The Friends of Allen Park community group emerged as a result of a crisis. Early December 1993, 5 residents adjoining the walkway/ cycleway (between Wood Street bend and Sayer Street) received a letter from the council giving preliminary notice about a proposed development of the site.
A week later a councillor showed plans of 2 different concepts to these people. A public meeting was called on the 13th December, with 44 people attending (and 10 apologies). On the 22nd December, a petition was signed on the walkway, requesting that the council did not proceed any further until a special electors meeting was held.
The meeting was held on 24th January 1994 and 50 people attended. Submissions to preserve the walkway were received.
At this point a residents’ consultative committee was formed, which then became the Friends of Allen Park (FOAP). The purpose of the group was to establish a community view of the use of public land in the Allen Park vicinity, and to promote genuine consultation about current land use and issues between the community and the council. The FOAP sought amendment to the Town Planning Scheme as the use of the walkway was so apparent that it ought to have been included into the Parks and Recreation Reserve, and not to be developed as a “retirement village” for the over 55’s.
Although the Sayer Street site was designated in 1977 as a crown grant for the purpose of homes for the aged, it had not been used for that purpose within a reasonable time frame. This scheme did not meet the criteria.
Over the next 10 months the FOAP and council were at loggerheads. Dissatisfaction with council over its intent to proceed with the proposed $14.5 million development, regardless of community concern, the FOAP grew in numbers. It also became apparent that a few Councillors had a vested interest in the project, and that a deal had been made – a management agency had been appointed without going through the tender process. This led to a meeting with Paul Omodei, the Minister for Local Government to express concern that all aspects of the process were dubious. The Minister later requested the council needed majority approval of ratepayers (citywide) to go ahead with plans for development. A solicitor was engaged by some locals to investigate and expose the flawed administration by the council. On the 22nd December 1994, a Supreme Court injunction was granted against council preventing an agreement on the management of the village taking place.

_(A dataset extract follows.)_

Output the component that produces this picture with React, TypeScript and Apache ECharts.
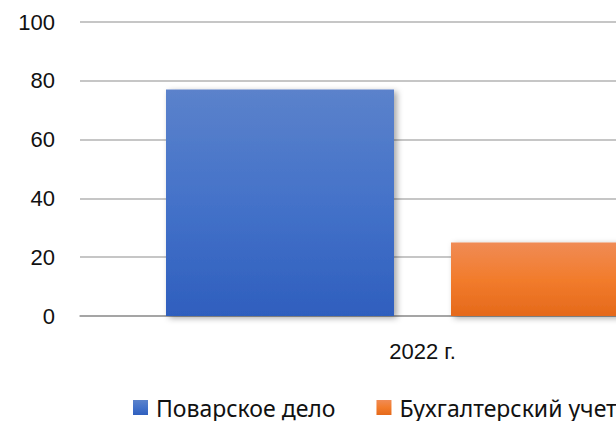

On the 23rd December, the FOAP overturned the sign on the walkway. The saga came to an end when on the 27th March 1995, Nedlands Council, by then under enormous scrutiny, collapsed due to the resignation of 7 Councillors. The Minister then appointed as an interim measure an Administrator, John Gilfellon, to undertake the duties of Council. On election of the new Council the project was thrown out. Since then the walkway has been rezoned as recreational.
In the meantime the FOAP has flourished and accomplished extensive bush regeneration work in the different sectors of Allen Park north and south of Sayer Street. Bushland activities became more formalised, and managed by what later became the FOAPBG Inc (Friends of Allen Park Bushland Group). A Management Plan was adopted in 1996 and a proportion of Allen Park was included in the National Trust of Australia (WA) List of Classified Places.